Au regard de l'augmentation des contrôles fiscaux, dont beaucoup donnent lieu à redressement, il apparaît nécessaire de proposer des procédures simplifiées garantissant une réelle sécurité juridique aux entreprises. Ce vœu de simplification a également été formulé par le chef de l'état, dans le cadre de la mise en œuvre du pacte de responsabilité et de solidarité .
Les quatre propositions d'Alma Consulting Group permettraient de répondre à ces objectifs :
• Avoir la possibilité d'établir un rescrit CIR à tout moment, comme c'est le cas pour le statut JEI, et ne pas limiter la date de dépôt à 6 mois avant la date de déclaration du CIR.
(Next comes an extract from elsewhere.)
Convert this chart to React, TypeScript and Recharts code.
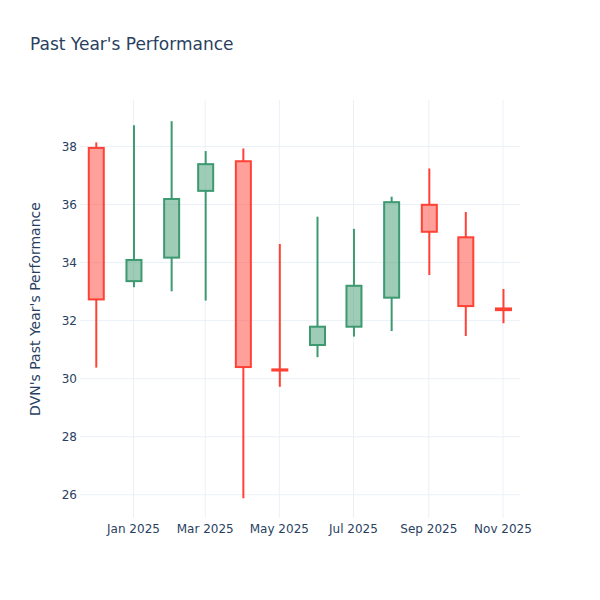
import React from 'react';
import { ComposedChart, Bar, XAxis, YAxis, CartesianGrid } from 'recharts';

const dates = ['2024-12-01', '2025-01-01', '2025-02-01', '2025-03-01', '2025-04-01', '2025-05-01', '2025-06-01', '2025-07-01', '2025-08-01', '2025-09-01', '2025-10-01', '2025-11-01'];
const opens = [37.95, 33.36, 34.17, 36.47, 37.49, 30.32, 31.16, 31.79, 32.79, 35.99, 34.87, 32.42];
const closes = [32.73, 34.09, 36.19, 37.39, 30.4, 30.28, 31.79, 33.2, 36.08, 35.06, 32.5, 32.36];
const highs = [38.14, 38.73, 38.87, 37.84, 37.93, 34.64, 35.58, 35.16, 36.27, 37.24, 35.74, 33.09];
const lows = [30.38, 33.15, 33.01, 32.69, 25.88, 29.72, 30.74, 31.45, 31.64, 33.57, 31.47, 31.91];

const xTickDates = ['2025-01-01', '2025-03-01', '2025-05-01', '2025-07-01', '2025-09-01', '2025-11-01'];
const yTicks = [26, 28, 30, 32, 34, 36, 38];
const monthNames = ['Jan', 'Feb', 'Mar', 'Apr', 'May', 'Jun', 'Jul', 'Aug', 'Sep', 'Oct', 'Nov', 'Dec'];

const toTs = (s: string) => {
  const [y, m, d] = s.split('-').map(Number);
  return Date.UTC(y, m - 1, d);
};

const data = dates.map((d, i) => ({
  t: toTs(d),
  open: opens[i],
  close: closes[i],
  high: highs[i],
  low: lows[i],
}));

const xTicks = xTickDates.map(toTs);
const xDomain = [toTs('2024-11-18'), toTs('2025-11-15')];
const yDomain = [25.2, 39.6];

const fmt = (v: number) => {
  const d = new Date(v);
  return `${monthNames[d.getUTCMonth()]} ${d.getUTCFullYear()}`;
};

const INC = '#3D9970';
const INC_FILL = 'rgba(61,153,112,0.5)';
const DEC = '#FF4136';
const DEC_FILL = 'rgba(255,65,54,0.5)';
const GRID = '#EBF0F8';

const Candle = (props: any) => {
  const { x, y, width, height, payload } = props;
  if (!payload) return null;
  const { open, close, high, low } = payload;
  const top = Math.min(y, y + height);
  const h = Math.abs(height);
  const ratio = h / (high - low);
  const yOf = (v: number) => top + (high - v) * ratio;
  const up = close >= open;
  const stroke = up ? INC : DEC;
  const fill = up ? INC_FILL : DEC_FILL;
  const cx = x + width / 2;
  const bTop = yOf(Math.max(open, close));
  const bBot = yOf(Math.min(open, close));
  return (
    <g>
      <line x1={cx} x2={cx} y1={yOf(high)} y2={bTop} stroke={stroke} strokeWidth={2} />
      <line x1={cx} x2={cx} y1={bBot} y2={yOf(low)} stroke={stroke} strokeWidth={2} />
      <rect x={x} y={bTop} width={width} height={Math.max(bBot - bTop, 0)} fill={fill} stroke={stroke} strokeWidth={2} />
    </g>
  );
};

const hGen = (p: any) => {
  const s = p && p.yAxis && p.yAxis.scale;
  if (typeof s === 'function') return yTicks.map((t) => s(t));
  const o = p.offset;
  return yTicks.map((t) => o.top + ((yDomain[1] - t) / (yDomain[1] - yDomain[0])) * o.height);
};
const vGen = (p: any) => {
  const s = p && p.xAxis && p.xAxis.scale;
  if (typeof s === 'function') return xTicks.map((t) => s(t));
  const o = p.offset;
  return xTicks.map((t) => o.left + ((t - xDomain[0]) / (xDomain[1] - xDomain[0])) * o.width);
};

const font = '"DejaVu Sans", verdana, arial, sans-serif';

export default function App() {
  return (
    <div style={{ position: 'absolute', left: 0, top: 0, width: 600, height: 600, background: '#fff' }}>
      <div style={{ position: 'absolute', left: 30, top: 34, fontFamily: font, fontSize: 17, color: '#2a3f5f', whiteSpace: 'nowrap', lineHeight: '20px' }}>
        Past Year's Performance
      </div>
      <ComposedChart
        width={600}
        height={600}
        data={data}
        margin={{ top: 100, right: 80, bottom: 0, left: 0 }}
        style={{ fontFamily: font }}
      >
        <CartesianGrid
          stroke={GRID}
          strokeWidth={1}
          horizontalCoordinatesGenerator={hGen}
          verticalCoordinatesGenerator={vGen}
        />
        <XAxis
          dataKey="t"
          type="number"
          scale="time"
          domain={xDomain}
          ticks={xTicks}
          tickFormatter={fmt}
          height={82}
          axisLine={false}
          tickLine={false}
          tickSize={0}
          tickMargin={6}
          tick={{ fill: '#2a3f5f', fontSize: 12 }}
          allowDataOverflow
        />
        <YAxis
          type="number"
          domain={yDomain}
          ticks={yTicks}
          width={80}
          axisLine={false}
          tickLine={false}
          tickSize={0}
          tickMargin={3}
          tick={{ fill: '#2a3f5f', fontSize: 12 }}
          allowDataOverflow
          label={{
            content: () => (
              <text x={40} y={309} transform="rotate(-90 40 309)" textAnchor="middle" fill="#2a3f5f" fontSize={14} fontFamily={font}>
                DVN's Past Year's Performance
              </text>
            ),
          }}
        />
        <Bar
          dataKey={(d: any) => [d.low, d.high]}
          barSize={15}
          shape={<Candle />}
          isAnimationActive={false}
        />
      </ComposedChart>
    </div>
  );
}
• Elargir le périmètre des critères pouvant faire l'objet d'une validation en y incluant les temps passés en R&D, au-delà de l'éligibilité des projets. Les frais de personnel représentant environ 80% de l'assiette du CIR, la validation des projets comme des temps passés permettrait de sécuriser la majorité du montant du CIR final déposé par l'entreprise.
• Dans le cas d'une réponse expresse, spécifier clairement à l'entreprise les éléments qui sont validés ou non par l'administration, pour permettre notamment à l'entreprise d'avoir une vision plus claire des éléments pouvant être remis en cause lors d'un éventuel contrôle fiscal. Cette mesure simple profiterait à l'administration et à l'entreprise : diminution des contestations lors de contrôles fiscaux ultérieurs, et une réelle incitation des entreprises à systématiser le recours au rescrit.
• Enfin, communiquer par tous moyens aux entreprises : « En l'absence de réponse expresse dans les délais impartis, la demande de rescrit est dès lors validée par accord tacite ». Une telle information serait de nature à sécuriser l'entreprise.
De telles évolutions rendraient la procédure de rescrit CIR plus sécurisante et donc plus attractive pour les entreprises. Dans un contexte de tension entre contribuable et administration fiscale, l'appropriation du rescrit CIR par les entreprises pourrait permettre d'apaiser ces relations en allégeant, à terme, la lourdeur administrative, répondant ainsi à la volonté de simplification du dispositif réaffirmée par le Président de la République devant les entreprises.